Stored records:
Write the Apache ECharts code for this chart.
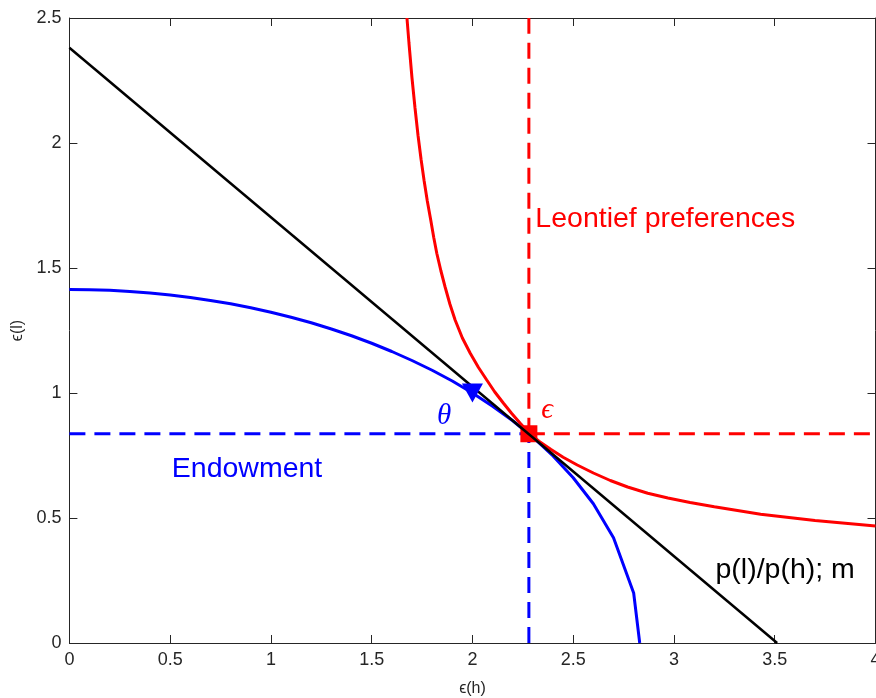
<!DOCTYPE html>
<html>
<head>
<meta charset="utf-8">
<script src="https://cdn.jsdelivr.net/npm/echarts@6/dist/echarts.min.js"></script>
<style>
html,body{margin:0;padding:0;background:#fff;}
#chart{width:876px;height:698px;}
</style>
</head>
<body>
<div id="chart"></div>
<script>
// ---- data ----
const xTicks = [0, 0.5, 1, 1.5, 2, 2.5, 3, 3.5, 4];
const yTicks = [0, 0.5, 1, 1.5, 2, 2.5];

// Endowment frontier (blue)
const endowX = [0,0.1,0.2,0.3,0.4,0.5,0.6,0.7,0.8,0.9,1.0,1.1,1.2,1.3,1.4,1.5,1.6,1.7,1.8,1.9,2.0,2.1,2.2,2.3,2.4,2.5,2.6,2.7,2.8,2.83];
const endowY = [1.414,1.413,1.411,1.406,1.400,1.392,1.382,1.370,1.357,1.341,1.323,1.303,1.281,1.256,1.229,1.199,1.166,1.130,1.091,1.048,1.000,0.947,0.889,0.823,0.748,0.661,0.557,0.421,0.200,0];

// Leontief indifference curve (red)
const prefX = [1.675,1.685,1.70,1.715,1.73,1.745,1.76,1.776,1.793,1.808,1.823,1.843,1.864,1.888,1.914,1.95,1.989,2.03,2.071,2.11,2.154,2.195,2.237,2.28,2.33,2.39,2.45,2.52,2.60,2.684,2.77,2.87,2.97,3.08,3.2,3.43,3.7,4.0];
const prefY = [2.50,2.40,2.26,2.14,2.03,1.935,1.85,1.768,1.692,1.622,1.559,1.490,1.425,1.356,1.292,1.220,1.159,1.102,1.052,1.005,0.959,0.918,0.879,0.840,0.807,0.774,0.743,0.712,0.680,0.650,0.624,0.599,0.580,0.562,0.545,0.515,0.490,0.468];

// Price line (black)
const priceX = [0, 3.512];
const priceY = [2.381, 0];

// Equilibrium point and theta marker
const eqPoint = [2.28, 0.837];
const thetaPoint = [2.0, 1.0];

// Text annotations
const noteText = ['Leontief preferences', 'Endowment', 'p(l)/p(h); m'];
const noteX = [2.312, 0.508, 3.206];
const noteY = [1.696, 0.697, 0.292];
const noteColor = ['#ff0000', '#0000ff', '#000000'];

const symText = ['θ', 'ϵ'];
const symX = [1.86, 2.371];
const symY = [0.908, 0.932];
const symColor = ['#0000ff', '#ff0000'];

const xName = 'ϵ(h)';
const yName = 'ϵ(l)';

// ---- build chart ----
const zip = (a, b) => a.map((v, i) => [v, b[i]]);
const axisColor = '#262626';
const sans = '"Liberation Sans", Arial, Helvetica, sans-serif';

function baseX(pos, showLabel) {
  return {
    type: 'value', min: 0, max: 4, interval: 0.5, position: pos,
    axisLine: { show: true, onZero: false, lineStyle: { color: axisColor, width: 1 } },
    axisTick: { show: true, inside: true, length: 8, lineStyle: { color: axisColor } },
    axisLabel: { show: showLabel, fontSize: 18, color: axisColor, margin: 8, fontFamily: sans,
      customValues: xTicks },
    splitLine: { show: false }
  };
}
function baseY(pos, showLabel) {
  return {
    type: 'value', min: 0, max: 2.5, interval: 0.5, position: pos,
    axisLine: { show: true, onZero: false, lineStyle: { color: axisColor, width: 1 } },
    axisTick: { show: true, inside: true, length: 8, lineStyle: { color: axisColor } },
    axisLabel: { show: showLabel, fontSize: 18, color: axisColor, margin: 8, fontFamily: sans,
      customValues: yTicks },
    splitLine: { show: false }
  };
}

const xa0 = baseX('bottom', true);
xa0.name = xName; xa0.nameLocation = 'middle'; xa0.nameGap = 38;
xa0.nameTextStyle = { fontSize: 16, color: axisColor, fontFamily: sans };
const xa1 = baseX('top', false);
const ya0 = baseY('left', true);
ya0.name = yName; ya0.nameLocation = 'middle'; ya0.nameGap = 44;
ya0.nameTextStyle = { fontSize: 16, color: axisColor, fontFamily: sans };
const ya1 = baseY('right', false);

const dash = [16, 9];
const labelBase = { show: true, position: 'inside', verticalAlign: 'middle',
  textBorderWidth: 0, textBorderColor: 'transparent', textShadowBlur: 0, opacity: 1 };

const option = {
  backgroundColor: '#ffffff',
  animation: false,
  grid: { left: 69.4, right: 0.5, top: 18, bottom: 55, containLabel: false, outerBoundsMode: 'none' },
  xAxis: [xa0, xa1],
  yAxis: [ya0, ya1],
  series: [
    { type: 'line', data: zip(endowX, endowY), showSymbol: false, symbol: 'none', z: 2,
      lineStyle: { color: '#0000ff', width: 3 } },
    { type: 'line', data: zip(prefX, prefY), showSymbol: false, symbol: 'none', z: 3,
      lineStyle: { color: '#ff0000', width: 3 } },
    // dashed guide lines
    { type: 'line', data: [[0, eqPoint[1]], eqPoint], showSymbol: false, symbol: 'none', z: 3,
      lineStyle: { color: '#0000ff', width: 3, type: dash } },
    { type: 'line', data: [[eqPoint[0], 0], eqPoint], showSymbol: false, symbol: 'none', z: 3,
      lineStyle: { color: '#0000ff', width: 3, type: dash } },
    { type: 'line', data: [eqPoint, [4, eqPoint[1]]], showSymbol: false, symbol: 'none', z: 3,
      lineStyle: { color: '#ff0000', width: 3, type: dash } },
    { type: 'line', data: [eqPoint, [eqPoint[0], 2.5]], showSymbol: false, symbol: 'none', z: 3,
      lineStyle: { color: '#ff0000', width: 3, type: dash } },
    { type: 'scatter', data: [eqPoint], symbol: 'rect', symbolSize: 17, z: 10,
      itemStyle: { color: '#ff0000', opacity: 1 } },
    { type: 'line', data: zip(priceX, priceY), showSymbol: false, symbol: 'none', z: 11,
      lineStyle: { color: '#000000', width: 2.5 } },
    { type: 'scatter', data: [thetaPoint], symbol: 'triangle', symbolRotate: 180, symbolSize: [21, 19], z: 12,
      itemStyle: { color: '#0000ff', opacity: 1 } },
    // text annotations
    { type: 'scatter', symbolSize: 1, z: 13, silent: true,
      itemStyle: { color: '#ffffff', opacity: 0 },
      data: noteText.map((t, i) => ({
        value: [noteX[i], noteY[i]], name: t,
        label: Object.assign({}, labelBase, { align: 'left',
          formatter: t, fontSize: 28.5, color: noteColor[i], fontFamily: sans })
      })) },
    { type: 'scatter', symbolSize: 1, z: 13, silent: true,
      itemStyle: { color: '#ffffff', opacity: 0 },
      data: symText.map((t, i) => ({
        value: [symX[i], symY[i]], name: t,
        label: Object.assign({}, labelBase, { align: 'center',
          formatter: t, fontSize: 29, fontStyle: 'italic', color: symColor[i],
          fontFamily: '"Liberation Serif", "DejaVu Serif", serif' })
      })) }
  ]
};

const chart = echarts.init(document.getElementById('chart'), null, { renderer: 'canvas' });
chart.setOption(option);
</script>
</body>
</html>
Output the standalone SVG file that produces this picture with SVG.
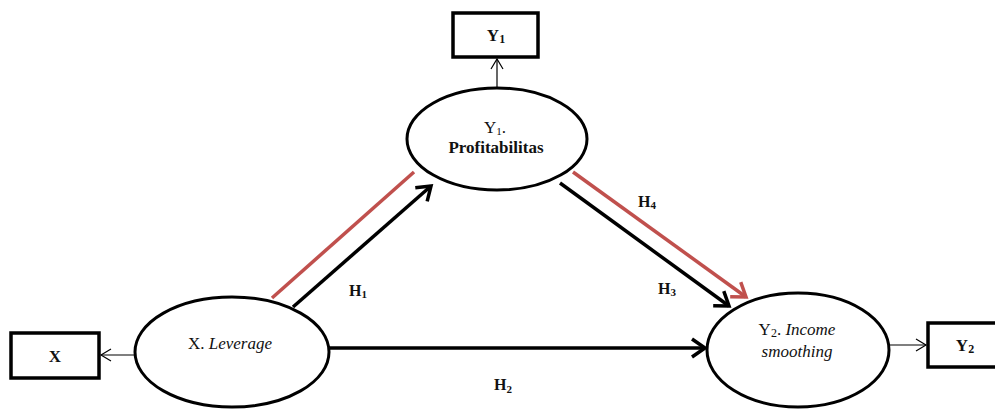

(GIVEN PROBLEM) Starting at the first line of the material, output exactly the lines up to and including the one with "const yTicks = [0, 0.5, 1, 1.5, 2, 2.5];". Do not include the pictures.

(RESULT BELOW)
Write the Apache ECharts code for this chart.
<!DOCTYPE html>
<html>
<head>
<meta charset="utf-8">
<script src="https://cdn.jsdelivr.net/npm/echarts@6/dist/echarts.min.js"></script>
<style>
html,body{margin:0;padding:0;background:#fff;}
#chart{width:876px;height:698px;}
</style>
</head>
<body>
<div id="chart"></div>
<script>
// ---- data ----
const xTicks = [0, 0.5, 1, 1.5, 2, 2.5, 3, 3.5, 4];
const yTicks = [0, 0.5, 1, 1.5, 2, 2.5];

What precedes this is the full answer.